Goal — Reproduce the listing below word for word, with no pictures.

Dataset section —
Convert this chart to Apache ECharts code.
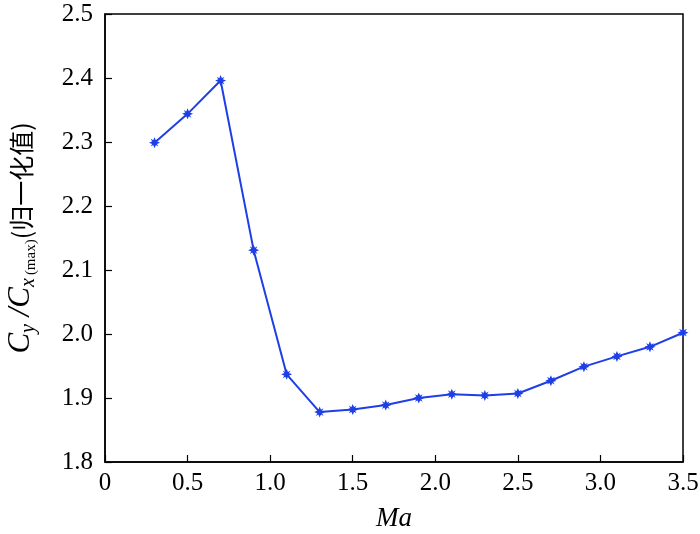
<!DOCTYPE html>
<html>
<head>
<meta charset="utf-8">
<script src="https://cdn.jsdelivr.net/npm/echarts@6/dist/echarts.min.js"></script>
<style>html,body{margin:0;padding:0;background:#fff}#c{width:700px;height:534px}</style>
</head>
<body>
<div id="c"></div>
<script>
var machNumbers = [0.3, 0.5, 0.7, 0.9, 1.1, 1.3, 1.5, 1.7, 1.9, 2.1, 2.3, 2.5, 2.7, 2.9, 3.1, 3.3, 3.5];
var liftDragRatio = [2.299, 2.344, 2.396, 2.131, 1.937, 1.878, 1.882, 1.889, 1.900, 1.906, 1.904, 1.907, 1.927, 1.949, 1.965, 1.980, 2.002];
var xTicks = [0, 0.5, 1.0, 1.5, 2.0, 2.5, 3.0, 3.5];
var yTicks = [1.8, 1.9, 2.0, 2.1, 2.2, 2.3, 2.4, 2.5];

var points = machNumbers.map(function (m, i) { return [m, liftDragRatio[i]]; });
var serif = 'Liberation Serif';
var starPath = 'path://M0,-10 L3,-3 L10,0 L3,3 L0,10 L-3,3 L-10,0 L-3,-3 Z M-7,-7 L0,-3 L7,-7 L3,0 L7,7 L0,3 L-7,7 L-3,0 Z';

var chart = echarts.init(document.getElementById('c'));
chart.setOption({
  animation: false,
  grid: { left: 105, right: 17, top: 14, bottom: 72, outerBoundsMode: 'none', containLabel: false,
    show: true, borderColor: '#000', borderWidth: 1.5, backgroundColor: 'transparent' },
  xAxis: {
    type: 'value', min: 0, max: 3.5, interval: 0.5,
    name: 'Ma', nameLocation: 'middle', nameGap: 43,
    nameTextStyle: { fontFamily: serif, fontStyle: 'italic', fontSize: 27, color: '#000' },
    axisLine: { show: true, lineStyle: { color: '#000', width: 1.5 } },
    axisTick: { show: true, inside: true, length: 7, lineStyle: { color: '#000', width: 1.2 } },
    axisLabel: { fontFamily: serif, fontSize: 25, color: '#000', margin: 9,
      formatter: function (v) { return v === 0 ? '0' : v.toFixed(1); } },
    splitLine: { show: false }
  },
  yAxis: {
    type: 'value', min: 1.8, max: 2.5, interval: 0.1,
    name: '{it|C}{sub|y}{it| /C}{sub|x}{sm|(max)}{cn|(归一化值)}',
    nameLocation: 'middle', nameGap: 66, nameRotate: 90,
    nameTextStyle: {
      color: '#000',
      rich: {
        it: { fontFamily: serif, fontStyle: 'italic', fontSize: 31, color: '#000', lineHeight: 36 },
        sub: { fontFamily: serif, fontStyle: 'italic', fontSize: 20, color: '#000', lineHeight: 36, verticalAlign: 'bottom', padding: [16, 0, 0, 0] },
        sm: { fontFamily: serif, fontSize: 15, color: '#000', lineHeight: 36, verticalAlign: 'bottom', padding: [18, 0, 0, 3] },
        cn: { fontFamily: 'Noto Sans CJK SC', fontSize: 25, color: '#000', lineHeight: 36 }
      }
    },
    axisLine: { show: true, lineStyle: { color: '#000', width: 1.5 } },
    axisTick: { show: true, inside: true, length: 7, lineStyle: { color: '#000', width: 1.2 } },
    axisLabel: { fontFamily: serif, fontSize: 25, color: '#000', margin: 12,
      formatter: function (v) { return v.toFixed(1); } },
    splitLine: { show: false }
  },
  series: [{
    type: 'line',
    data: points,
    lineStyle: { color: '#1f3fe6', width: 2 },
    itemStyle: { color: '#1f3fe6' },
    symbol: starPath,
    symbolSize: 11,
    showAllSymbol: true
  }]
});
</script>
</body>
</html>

Answer —
Convert this chart to Apache ECharts code.
<!DOCTYPE html>
<html>
<head>
<meta charset="utf-8">
<script src="https://cdn.jsdelivr.net/npm/echarts@6/dist/echarts.min.js"></script>
<style>html,body{margin:0;padding:0;background:#fff}#c{width:700px;height:534px}</style>
</head>
<body>
<div id="c"></div>
<script>
var machNumbers = [0.3, 0.5, 0.7, 0.9, 1.1, 1.3, 1.5, 1.7, 1.9, 2.1, 2.3, 2.5, 2.7, 2.9, 3.1, 3.3, 3.5];
var liftDragRatio = [2.299, 2.344, 2.396, 2.131, 1.937, 1.878, 1.882, 1.889, 1.900, 1.906, 1.904, 1.907, 1.927, 1.949, 1.965, 1.980, 2.002];
var xTicks = [0, 0.5, 1.0, 1.5, 2.0, 2.5, 3.0, 3.5];
var yTicks = [1.8, 1.9, 2.0, 2.1, 2.2, 2.3, 2.4, 2.5];

var points = machNumbers.map(function (m, i) { return [m, liftDragRatio[i]]; });
var serif = 'Liberation Serif';
var starPath = 'path://M0,-10 L3,-3 L10,0 L3,3 L0,10 L-3,3 L-10,0 L-3,-3 Z M-7,-7 L0,-3 L7,-7 L3,0 L7,7 L0,3 L-7,7 L-3,0 Z';

var chart = echarts.init(document.getElementById('c'));
chart.setOption({
  animation: false,
  grid: { left: 105, right: 17, top: 14, bottom: 72, outerBoundsMode: 'none', containLabel: false,
    show: true, borderColor: '#000', borderWidth: 1.5, backgroundColor: 'transparent' },
  xAxis: {
    type: 'value', min: 0, max: 3.5, interval: 0.5,
    name: 'Ma', nameLocation: 'middle', nameGap: 43,
    nameTextStyle: { fontFamily: serif, fontStyle: 'italic', fontSize: 27, color: '#000' },
    axisLine: { show: true, lineStyle: { color: '#000', width: 1.5 } },
    axisTick: { show: true, inside: true, length: 7, lineStyle: { color: '#000', width: 1.2 } },
    axisLabel: { fontFamily: serif, fontSize: 25, color: '#000', margin: 9,
      formatter: function (v) { return v === 0 ? '0' : v.toFixed(1); } },
    splitLine: { show: false }
  },
  yAxis: {
    type: 'value', min: 1.8, max: 2.5, interval: 0.1,
    name: '{it|C}{sub|y}{it| /C}{sub|x}{sm|(max)}{cn|(归一化值)}',
    nameLocation: 'middle', nameGap: 66, nameRotate: 90,
    nameTextStyle: {
      color: '#000',
      rich: {
        it: { fontFamily: serif, fontStyle: 'italic', fontSize: 31, color: '#000', lineHeight: 36 },
        sub: { fontFamily: serif, fontStyle: 'italic', fontSize: 20, color: '#000', lineHeight: 36, verticalAlign: 'bottom', padding: [16, 0, 0, 0] },
        sm: { fontFamily: serif, fontSize: 15, color: '#000', lineHeight: 36, verticalAlign: 'bottom', padding: [18, 0, 0, 3] },
        cn: { fontFamily: 'Noto Sans CJK SC', fontSize: 25, color: '#000', lineHeight: 36 }
      }
    },
    axisLine: { show: true, lineStyle: { color: '#000', width: 1.5 } },
    axisTick: { show: true, inside: true, length: 7, lineStyle: { color: '#000', width: 1.2 } },
    axisLabel: { fontFamily: serif, fontSize: 25, color: '#000', margin: 12,
      formatter: function (v) { return v.toFixed(1); } },
    splitLine: { show: false }
  },
  series: [{
    type: 'line',
    data: points,
    lineStyle: { color: '#1f3fe6', width: 2 },
    itemStyle: { color: '#1f3fe6' },
    symbol: starPath,
    symbolSize: 11,
    showAllSymbol: true
  }]
});
</script>
</body>
</html>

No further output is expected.